Templeton was born and raised in the Church of God in Christ (COGIC), so his sound is grounded in a high energy, call and response tradition. He also grew up listening to and singing hymns, which inform his approach to music as well. “My dad made me listen to hymns when I was growing up. The first song I ever sang – which revealed that I could in fact sing – was “Oh How I Love Jesus” when I was eight years old. I’ve been singing hymns ever since!”

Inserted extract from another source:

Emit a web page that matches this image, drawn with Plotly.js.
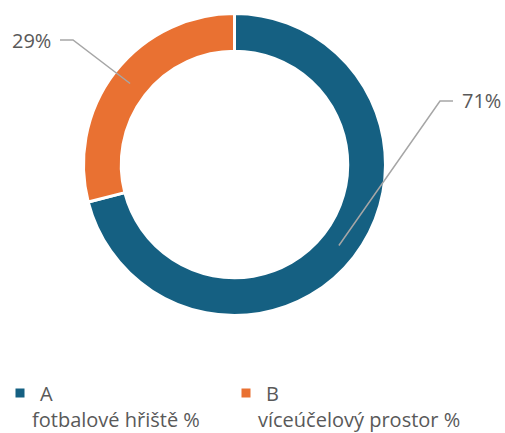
<!DOCTYPE html>
<html>
<head>
<meta charset="utf-8">
<script src="https://cdn.plot.ly/plotly-3.0.1.min.js"></script>
<style>
html,body{margin:0;padding:0;background:#fff;}
#chart{width:505px;height:433px;}
</style>
</head>
<body>
<div id="chart"></div>
<script>
// ---- data ----
var codes = ["A", "B"];
var descriptions = ["fotbalové hřiště %", "víceúčelový prostor %"];
var values = [71, 29];
var colors = ["#156082", "#E97132"];

// ---- layout constants (pixels) ----
var W = 505, H = 433;
var cx = 234.5, cy = 164.5, rOut = 151, holeFrac = 0.75;
var rMid = rOut * (1 + holeFrac) / 2;
var elbows = [{x: 440, y: 101, dir: 1}, {x: 73, y: 40, dir: -1}];
var tail = 13, textGap = 7;
var textColor = "#595959";
var fontFam = "'Open Sans', 'Noto Sans', sans-serif";

function px(x) { return x / W; }
function py(y) { return 1 - y / H; }

var total = values.reduce(function (a, b) { return a + b; }, 0);
var shapes = [], annotations = [];
var cum = 0;
values.forEach(function (v, i) {
  var midFrac = (cum + v / 2) / total;
  cum += v;
  var ang = midFrac * 2 * Math.PI;
  var sx = cx + rMid * Math.sin(ang);
  var sy = cy - rMid * Math.cos(ang);
  var e = elbows[i];
  var ex2 = e.x + e.dir * tail;
  shapes.push({
    type: "path", xref: "paper", yref: "paper",
    path: "M" + px(sx) + "," + py(sy) + " L" + px(e.x) + "," + py(e.y) + " L" + px(ex2) + "," + py(e.y),
    line: {color: "#A6A6A6", width: 1.5}
  });
  annotations.push({
    xref: "paper", yref: "paper",
    x: px(ex2 + e.dir * textGap), y: py(e.y),
    xanchor: e.dir > 0 ? "left" : "right", yanchor: "middle",
    text: Math.round(v / total * 100) + "%",
    showarrow: false,
    font: {family: fontFam, size: 20, color: textColor}
  });
});

// description lines under legend entries
var descX = [30, 256];
descriptions.forEach(function (d, i) {
  annotations.push({
    xref: "paper", yref: "paper",
    x: px(descX[i]), y: py(419),
    xanchor: "left", yanchor: "middle",
    text: d, showarrow: false,
    font: {family: fontFam, size: 20, color: textColor}
  });
});

var trace = {
  type: "pie",
  labels: codes,
  values: values,
  sort: false,
  direction: "clockwise",
  rotation: 0,
  hole: holeFrac,
  textinfo: "none",
  hoverinfo: "label+percent",
  marker: {colors: colors, line: {color: "#ffffff", width: 3}},
  domain: {x: [px(cx - rOut), px(cx + rOut)], y: [py(cy + rOut), py(cy - rOut)]}
};

var layout = {
  width: W, height: H,
  margin: {l: 0, r: 0, t: 0, b: 0},
  paper_bgcolor: "#ffffff",
  showlegend: true,
  legend: {
    orientation: "h", x: 0, xanchor: "left", y: py(393), yanchor: "middle",
    entrywidth: 181, entrywidthmode: "pixels",
    font: {family: fontFam, size: 20, color: textColor},
    itemclick: false, itemdoubleclick: false
  },
  shapes: shapes,
  annotations: annotations
};

Plotly.newPlot("chart", [trace], layout, {staticPlot: true, displayModeBar: false});
</script>
</body>
</html>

His musical foundation, mentorship from Norful, and experience as a worship leader is the secret sauce of This Life. One of the highlights on the album, “Everything Will Be Alright” – which is also the lead single – emerged in yet another unorthodox way that demonstrates how God has truly ordered Templeton’s steps. The song was written by Norful just two days before the live recording. Templeton says, “We were literally in rehearsals for the live recording, and Smokie called me and (vocal director) Myron Butler, into his office and said ‘I think I have the song.’ He started singing it to us, and we were like ‘yeah, you definitely have it! The song is a testimony that when God gives you something, He doesn’t give it to you halfway.”
“My Son” is one of Templeton’s personal favorites. “My current pastor preached a message that really spoke to me. It was about holding past mistakes and sins over your own head. The revelation of the message was that when God looks at us He doesn’t see us, He sees His Son. My pastor preached that on a Sunday morning and by Tuesday morning I had written this song. It is a powerful song about accepting God’s forgiveness, because He doesn’t see our sin anymore – he only sees His son.”
That message was preached by Pastor Shomari White of Have Life Church in Charlotte, where Templeton currently serves as Assistant Minister of Music/Worship Leader and Director of Millenial Ministry. “I had felt God calling me to Charlotte,” Templeton says about leaving Chicago. “Have Life Church had booked me to come and sing, and they told me that whenever I leave Chicago I had a place there. I believed that was confirmation that it was time for me to relocate.”
Templeton has a Bachelor of Science degree in Organizational Leadership, with a minor in vocal performance from Wright State University. One of his long term goals is to open an international performance arts academy, which suits him perfectly.
For now, though, the focus is serving his church, and promoting This Life.
“My biggest hope for this album is that God is glorified, and that people embrace this sound,” he said.